There is a lot of people who need help, and there’s also a lot of people who don’t need it but think they do.
But also there are those who mind others’ business and don’t respect nor trust those who they want to help. They believe that their truth is absolute and so is their point of view.
And there is always a frustrated soul wondering around with so much to offer but nobody really appreciate or accept it. Rejected by the majority because it’s so unconventional.
This is what I see as the tragedy of life. The bullies who believe their truth as absolute reach to help those who don’t actually need help even though they truly believe they do, so they pay for it. These bullies then downsize the true helpers by vocation and use them. And the sad part of this tragedy, which is why it’s a tragedy, is that those who actually need help remain without getting it.
I studied Greek tragedies in college. Part of their reason to exist was to express an ethical lesson from human behavior. These tragedies, even though very sad and twisted, still reflect reality to this date.
Helping is not a service nor an obligation. To help doesn’t mean that the person aimed to help must accept it or appreciate it.

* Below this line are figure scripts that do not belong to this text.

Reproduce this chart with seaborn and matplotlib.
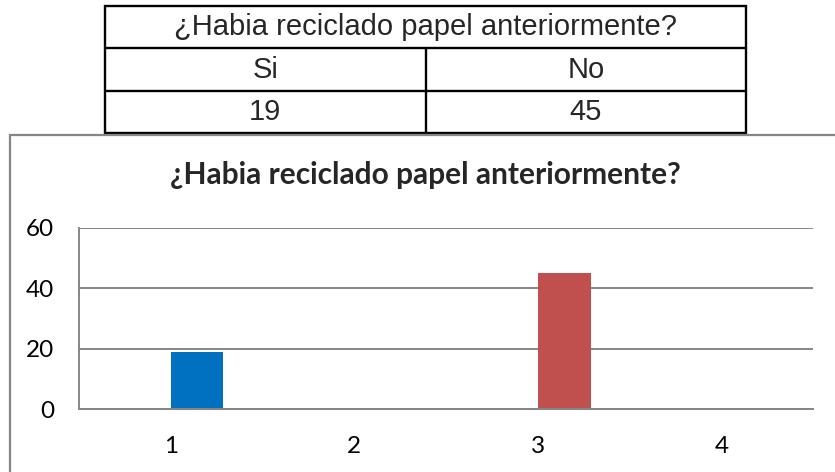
import numpy as np
import pandas as pd
import matplotlib
matplotlib.use("Agg")
import matplotlib.pyplot as plt
from matplotlib.patches import Rectangle
import seaborn as sns

# ── data ───────────────────────────────────────────────────────────────
titulo = "¿Habia reciclado papel anteriormente?"
respuestas = ["Si", "No"]
conteos = [19, 45]
categorias = ["1", "2", "3", "4"]
# Excel plotted two rows: the text row (empty series) and the counts row
series = ["Serie1", "Serie2"]
valores = [19, np.nan, 45, np.nan]
colores = {"1": "#0070C0", "2": "#9BBB59", "3": "#C0504D", "4": "#8064A2"}
yticks = [0, 20, 40, 60]

# ── style ──────────────────────────────────────────────────────────────
sns.set_theme(style="white")
plt.rcParams["font.family"] = ["Lato", "DejaVu Sans"]
GRIS = "#868686"

W, H = 835, 472
fig = plt.figure(figsize=(W / 100, H / 100), dpi=100)


def fx(px):
    return px / W


def fy(py):
    return 1 - py / H


# chart frame (runs off the right / bottom edge like the screenshot)
fig.patches.append(Rectangle((fx(9.5), fy(520)), fx(900) - fx(9.5), fy(134.5) - fy(520),
                             transform=fig.transFigure, fill=False, ec=GRIS, lw=1.6))

# ── table on top ───────────────────────────────────────────────────────
tab = fig.add_axes([fx(105), fy(133), fx(746) - fx(105), (133 - 6) / H])
tab.set_xlim(0, 2)
tab.set_ylim(0, 3)
tab.axis("off")
tab.add_patch(Rectangle((0, 0), 2, 3, fill=False, ec="black", lw=1.7, clip_on=False))
tab.axhline(1, color="black", lw=1.7)
tab.axhline(2, color="black", lw=1.7)
tab.plot([1, 1], [0, 2], color="black", lw=1.7)
tfont = dict(family=["Liberation Sans Narrow", "Liberation Sans", "DejaVu Sans"], fontsize=21,
             ha="center", va="center")
tab.text(1, 2.5, titulo, **tfont)
for i, (r, c) in enumerate(zip(respuestas, conteos)):
    tab.text(i + 0.5, 1.5, r, **tfont)
    tab.text(i + 0.5, 0.5, str(c), **tfont)

# ── bar chart ──────────────────────────────────────────────────────────
df = pd.DataFrame({"cat": categorias, "valor": valores, "serie": series[1]}).dropna()

ax = fig.add_axes([fx(79), fy(409.3), fx(813.3) - fx(79), (409.3 - 227.7) / H])
sns.barplot(data=df, x="cat", y="valor", order=categorias, hue="serie", hue_order=series,
            dodge=True, width=0.574, saturation=1, legend=False, ax=ax)
# per-point colours, as in the original
for p in ax.patches:
    idx = int(round(p.get_x()))
    p.set_facecolor(colores[categorias[idx]])
    p.set_edgecolor("none")

ax.set_ylim(0, 60)
ax.set_yticks(yticks)
ax.set_axisbelow(True)
ax.yaxis.grid(True, color=GRIS, lw=1.4)
ax.set_xlabel("")
ax.set_ylabel("")
for s in ["top", "right"]:
    ax.spines[s].set_visible(False)
for s in ["left", "bottom"]:
    ax.spines[s].set_color(GRIS)
    ax.spines[s].set_linewidth(1.4)
ax.tick_params(axis="both", length=0, labelsize=17.5, labelcolor="black")
ax.tick_params(axis="y", pad=18)
ax.tick_params(axis="x", pad=19)

fig.text(fx(425), fy(175), titulo, ha="center", va="center", fontsize=21.5, fontweight="bold")

fig.savefig("out.png", dpi=100)
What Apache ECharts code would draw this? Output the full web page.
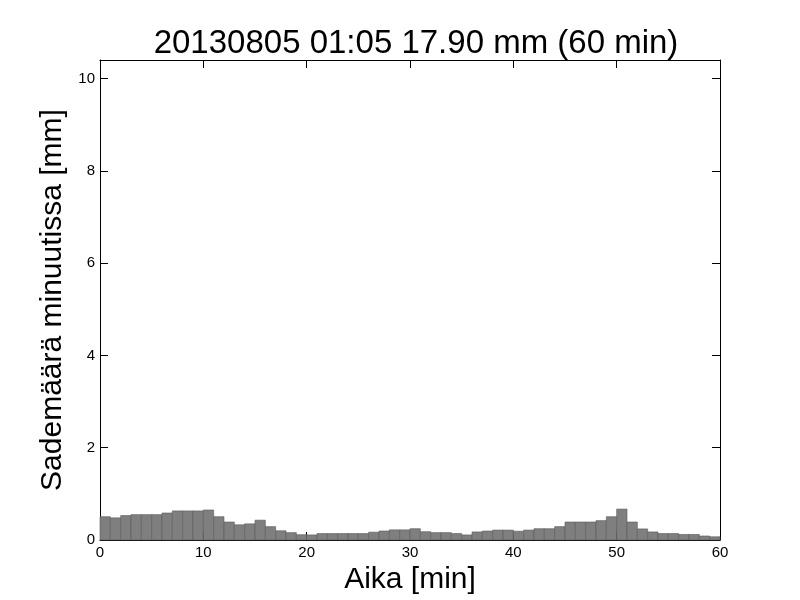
<!DOCTYPE html>
<html>
<head>
<meta charset="utf-8">
<script src="https://cdn.jsdelivr.net/npm/echarts@6/dist/echarts.min.js"></script>
<style>html,body{margin:0;padding:0;background:#fff}#c{width:800px;height:600px}</style>
</head>
<body>
<div id="c"></div>
<script>
const titleText = '20130805 01:05 17.90 mm (60 min)';
const xLabel = 'Aika [min]';
const yLabel = 'Sademäärä minuutissa [mm]';
const minutes = Array.from({length: 60}, (_, i) => i);
const rain = [
  0.505, 0.48, 0.53, 0.55, 0.55, 0.55, 0.585, 0.63, 0.63, 0.63,
  0.65, 0.505, 0.39, 0.33, 0.35, 0.43, 0.29, 0.20, 0.16, 0.115,
  0.11, 0.14, 0.14, 0.14, 0.14, 0.14, 0.17, 0.195, 0.22, 0.22,
  0.245, 0.18, 0.16, 0.16, 0.14, 0.11, 0.175, 0.195, 0.215, 0.215,
  0.19, 0.215, 0.245, 0.245, 0.29, 0.39, 0.39, 0.39, 0.42, 0.505,
  0.67, 0.39, 0.24, 0.175, 0.14, 0.14, 0.12, 0.12, 0.087, 0.07
];
const xTicks = [0, 10, 20, 30, 40, 50, 60];
const yTicks = [0, 2, 4, 6, 8, 10];

const data = minutes.map((m, i) => [m, m + 1, rain[i]]);
const font = 'Liberation Sans, Arial, sans-serif';
const chart = echarts.init(document.getElementById('c'));
const axisCommon = {
  axisLine: {show: true, onZero: false, lineStyle: {color: '#000', width: 1}},
  axisTick: {show: true, inside: true, length: 8, lineStyle: {color: '#000'}},
  splitLine: {show: false}
};
chart.setOption({
  animation: false,
  title: {text: titleText, left: 411, top: 22, textAlign: 'center',
    textStyle: {fontFamily: font, fontSize: 33, fontWeight: 'normal', color: '#000'}},
  grid: {left: 100, right: 80, top: 60, bottom: 60},
  xAxis: [
    Object.assign({type: 'value', min: 0, max: 60, interval: 10, position: 'bottom',
      name: xLabel, nameLocation: 'middle', nameGap: 23,
      nameTextStyle: {fontFamily: font, fontSize: 30, color: '#000'},
      axisLabel: {fontFamily: font, fontSize: 15, color: '#000', margin: 5,
        formatter: v => xTicks.includes(v) ? String(v) : ''}}, axisCommon),
    Object.assign({type: 'value', min: 0, max: 60, interval: 10, position: 'top',
      axisLabel: {show: false}}, axisCommon)
  ],
  yAxis: [
    Object.assign({type: 'value', min: 0, max: 10.4, interval: 2, position: 'left',
      name: yLabel, nameLocation: 'middle', nameGap: 28, nameRotate: 90,
      nameTextStyle: {fontFamily: font, fontSize: 30, color: '#000'},
      axisLabel: {fontFamily: font, fontSize: 15, color: '#000', margin: 5,
        formatter: v => yTicks.includes(v) ? String(v) : ''}}, axisCommon),
    Object.assign({type: 'value', min: 0, max: 10.4, interval: 2, position: 'right',
      axisLabel: {show: false}}, axisCommon)
  ],
  series: [{
    type: 'custom',
    xAxisIndex: 0, yAxisIndex: 0,
    data: data,
    encode: {x: [0, 1], y: 2},
    renderItem: function (params, api) {
      const p0 = api.coord([api.value(0), 0]);
      const p1 = api.coord([api.value(1), api.value(2)]);
      return {
        type: 'rect',
        shape: {x: p0[0], y: p1[1], width: p1[0] - p0[0], height: p0[1] - p1[1]},
        style: {fill: '#7f7f7f', stroke: '#5a5a5a', lineWidth: 0.6}
      };
    }
  }]
});
</script>
</body>
</html>
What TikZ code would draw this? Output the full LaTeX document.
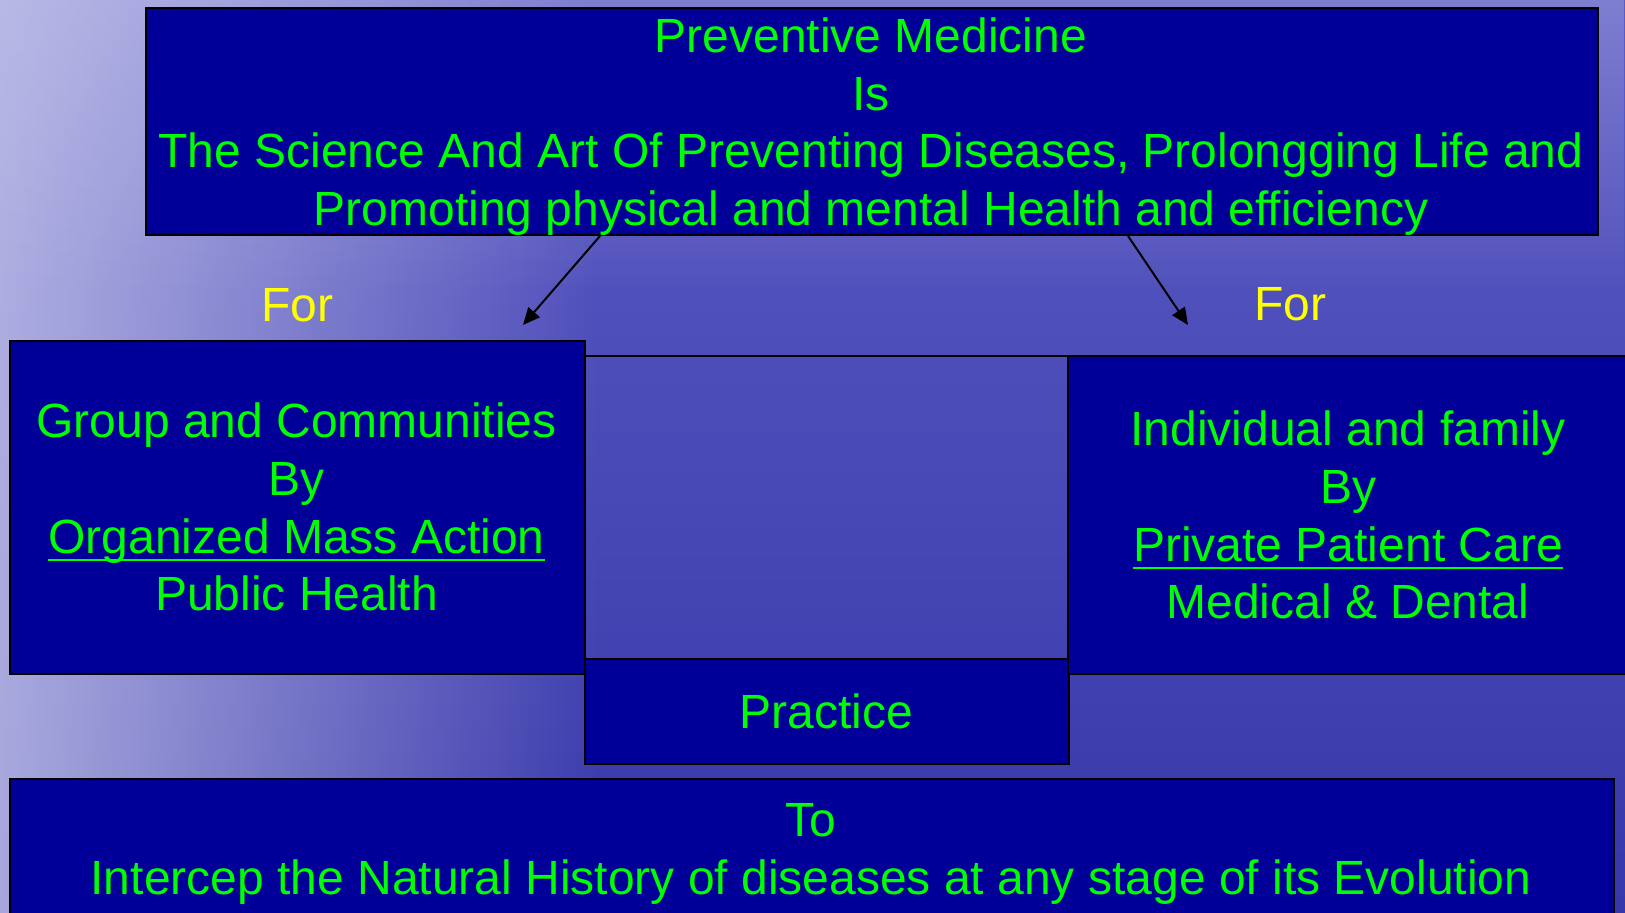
\documentclass[tikz,border=0pt]{standalone}
\usepackage{fontspec}
\setmainfont{Liberation Sans}
\usetikzlibrary{arrows.meta,fadings}
\definecolor{boxblue}{RGB}{0,0,153}
\definecolor{txtgreen}{RGB}{0,255,0}
\definecolor{foryellow}{RGB}{255,255,0}
\definecolor{bgtop}{RGB}{92,92,196}
\definecolor{bgbot}{RGB}{55,55,170}
\definecolor{bglight}{RGB}{205,205,238}
\tikzset{
  panel/.style={draw=black, line width=1pt, fill=boxblue, inner sep=0pt, anchor=north west, rectangle},
  hollow/.style={draw=black, line width=1pt, inner sep=0pt, anchor=north west, rectangle},
  txt/.style={text=txtgreen, inner sep=0pt, anchor=base, font=\fontsize{24pt}{28.75pt}\selectfont},
  fortxt/.style={txt, text=foryellow},
  uline/.style={draw=txtgreen, line width=1.35pt},
  arr/.style={draw=black, line width=1pt, -{Triangle[length=8.5pt,width=7.5pt]}}
}
\begin{document}
\begin{tikzpicture}[x=0.5pt,y=-0.5pt]
\useasboundingbox (0,0) rectangle (1625,913);
% background
\shade[top color=bgtop, bottom color=bgbot] (0,0) rectangle (1625,913);
\fill[bglight, path fading=east, fill opacity=0.75] (0,0) rectangle (600,913);
\fill[bglight, path fading=south, fill opacity=0.3] (0,0) rectangle (1625,300);

% boxes
\node[panel, minimum width=726pt, minimum height=113.5pt] (top) at (145,7) {};
\node[panel, minimum width=287.5pt, minimum height=166.5pt] (left) at (9,340) {};
\node[hollow, minimum width=242pt, minimum height=204pt] (mid) at (584,355) {};
\node[panel, minimum width=242pt, minimum height=52.5pt] (practice) at (584,658) {};
\node[panel, minimum width=290pt, minimum height=159pt] (right) at (1067,355) {};
\node[panel, minimum width=802pt, minimum height=76pt] (bottom) at (9,778) {};

% top texts
\node[txt] (t1) at (871,53) {Preventive Medicine};
\node[txt] (t2) at (871,110.5) {Is};
\node[txt] (t3) at (871,168) {The Science And Art Of Preventing Diseases, Prolongging Life and};
\node[txt] (t4) at (871,225.5) {Promoting physical and mental Health and efficiency};

% For labels
\node[fortxt] (forL) at (297,322) {For};
\node[fortxt] (forR) at (1290,321) {For};

% left texts
\node[txt] (l1) at (296.5,438) {Group and Communities};
\node[txt] (l2) at (296.5,495.5) {By};
\node[txt] (l3) at (296.5,553) {Organized Mass Action};
\node[txt] (l4) at (296.5,610.5) {Public Health};
\draw[uline] ([yshift=-3.5pt]l3.base west) -- ([yshift=-3.5pt]l3.base east);

% right texts
\node[txt] (r1) at (1348,446) {Individual and family};
\node[txt] (r2) at (1348,503.5) {By};
\node[txt] (r3) at (1348,561) {Private Patient Care};
\node[txt] (r4) at (1348,618.5) {Medical \& Dental};
\draw[uline] ([yshift=-3.5pt]r3.base west) -- ([yshift=-3.5pt]r3.base east);

% practice
\node[txt] (p1) at (826,728) {Practice};

% bottom texts
\node[txt] (b1) at (811,836.5) {To};
\node[txt] (b2) at (811,894) {Intercep the Natural History of diseases at any stage of its Evolution};

% arrows
\coordinate (a1e) at (523,325);
\coordinate (a2e) at (1188,325);
\draw[arr] ([xshift=227.5pt]top.south west) -- (a1e);
\draw[arr] ([xshift=491.5pt]top.south west) -- (a2e);
\end{tikzpicture}
\end{document}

Helping should not be conditioned to a desired result.
It’s so different to let someone know that you support them and that you’ve got their back, and then step back perhaps keeping an eye with a distance. Throwing oneself over another and being overwhelming with unrequested help will end up being bothering and irritating.
I noticed teaching that being overly supporting, extremely in control and bossy wasn’t helping but instead affecting my students’ development and growth in their own practice. Truth is I must trust them. I started developing a gut feeling of when to step in, or allowed them to come to me and ask for help.
Everyone has capacities and the right to be given a trust vote. Many times, it’s best to take a step back leaving the other alone and trusting.